Last weekend, Sarah Polley posted a sweet-looking shot from Road to Avonlea (or just ‘Avonlea’ internationally), the show she starred on starting at age 11. She’s posing with actor Treat Williams, who was roughly 40 at the time – and pointed out that the characters had a romantic plotline, including a kiss, as well as another episode with actor Jaimz Woolvett, who was in his late 20s at the time. (You can see the picture with Williams here, about halfway down the page.) 

Polley deleted the tweet later, when she realized she’d conflated the two episodes – she didn’t kiss 40-year-old Williams, but 20-something-year-old Woolvett instead: 


And if two romantic episodes starring a pre-teen and a grown man seem like they’d make news, or someone would have been upset by them at the time…well…

Make no mistake – Avonlea was airing at the same time that conservatives and Karens of 1992 were wringing their hands about all the (consensual, pleasurable) sex portrayed on 90210. I know, without a shadow of a doubt, that there were people calling for more ‘wholesome’, ‘age-appropriate’ programming like Road To Avonlea. So what if a 12-year-old girl was put in desperately uncomfortable positions with nobody else looking out for her well-being? She wasn’t showing her belly button, so it’s all okay! 

But back to Cuties – this “Why I Made” video from writer/director Maimouna Doucouré explains that, when she met a real-life dance crew of 11-year-old girls twerking, “I needed to know how they felt about their own femininity in today’s society”. The rest of the video is similarly compelling, and – I’m feeling another scream coming on – echoes the complaints of the people who would have it cancelled. “[Main character Amy] believes she can find her freedom through that group of dancers and their hypersexualization.
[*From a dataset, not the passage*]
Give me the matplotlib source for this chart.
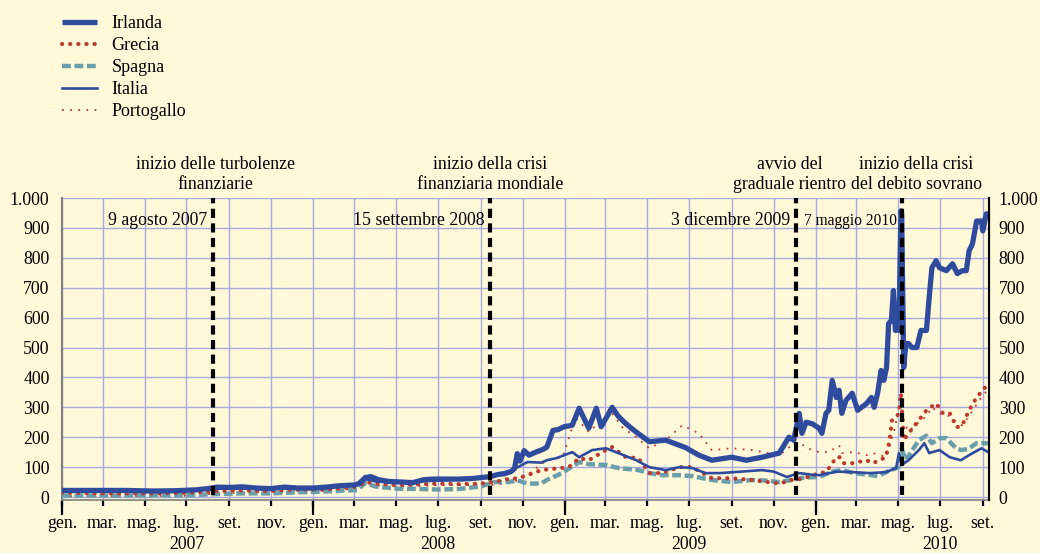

But is that really true freedom? Especially when you are a kid? Of course not.” 


The problem, of course, is that Doucouré has created a story where Amy figures out how she feels about her body and her self-image for herself – and that’s wayyyyyy too scary for North American adults to deal with. We prefer stifled children in pretty, covered-up packages – and then wonder why ‘everything is about sex’ as soon as they turn 18. 

I’d say just watch the damn thing before you start yelling about it, but clearly that’s way, way too much to ask.